Previously from produced range sets only for the type specified by a test case.

ASDenysPetrov added inline comments.Jun 17 2021, 5:44 AM
clang/include/clang/StaticAnalyzer/Core/PathSensitive/RangedConstraintManager.h
245–246

Corrected.
Unfortunately, castTo is N^2 because technically we can call unite(which is N+M) inside it N times.

vsavchenko added inline comments.Jun 17 2021, 5:55 AM
clang/include/clang/StaticAnalyzer/Core/PathSensitive/RangedConstraintManager.h
245–246

Unfortunately, castTo is N^2 because technically we can call unite(which is N) inside it N times.

I know why you put N^2, and what I meant was that there is probably a better algorithm than that.

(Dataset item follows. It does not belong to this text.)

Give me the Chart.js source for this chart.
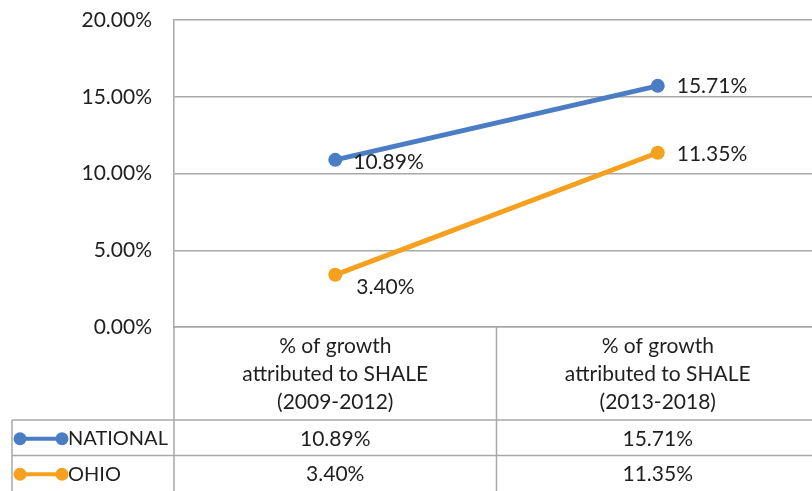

And as I said there is a linear algorithm:
If you have a smaller type that is, let's say, 8 times smaller than the larger type. We can split the original range set into 8 range sets and unite them.
This difference between type sizes is limited (because we don't support integer types of arbitrary bit width) aka is a constant. However, IRL the size of range sets is very small, and this constant factor can make it much slower than your N^2 algorithm.

But it doesn't mean that there is no better algorithm and that you HAVE TO call unite in a loop N times.

vsavchenko added inline comments.Jun 17 2021, 6:06 AM
clang/lib/StaticAnalyzer/Core/RangeConstraintManager.cpp
630

Maybe something like Dummy or Intermediate.

clang/unittests/StaticAnalyzer/RangeSetTest.cpp
136–148

OK then, if you make this from templated, make all of them templated and you won't need to duplicate the logic with sizeof * 8 everywhere.

Made changes according to comments. Optimized castTo function for each cast case. Simplified unit test.

vsavchenko added inline comments.Jun 23 2021, 7:47 AM
clang/lib/StaticAnalyzer/Core/RangeConstraintManager.cpp
299–309

We should add assert(!isEmpty()); in all three

650–681

Maybe we can extract this into something like truncateTo and the next if to convertTo private methods?

clang/unittests/StaticAnalyzer/RangeSetTest.cpp
117–118

Great, that works too!

120

Default to BaseType?

126

Default to BaseType?

130–131

Default to BaseType?

131

Unused parameter?

722–800

If loop and promotion share the same test case, why should we split them into two groups?

I'll update tommorow.

clang/unittests/StaticAnalyzer/RangeSetTest.cpp
120

It's implicitly deduced. I think it is not necessary.

131

Oh... :-)

722–800

Yes, the tests are identical but they use different testing::Types in the suites. Also I don't want to mix them to make problem localizing easier if occurs. But still I haven't strong preferences on that.

Added assertions. Added two helper functions for castTo method. Moved some distinct code to them. Fixed clang-tidy complaints.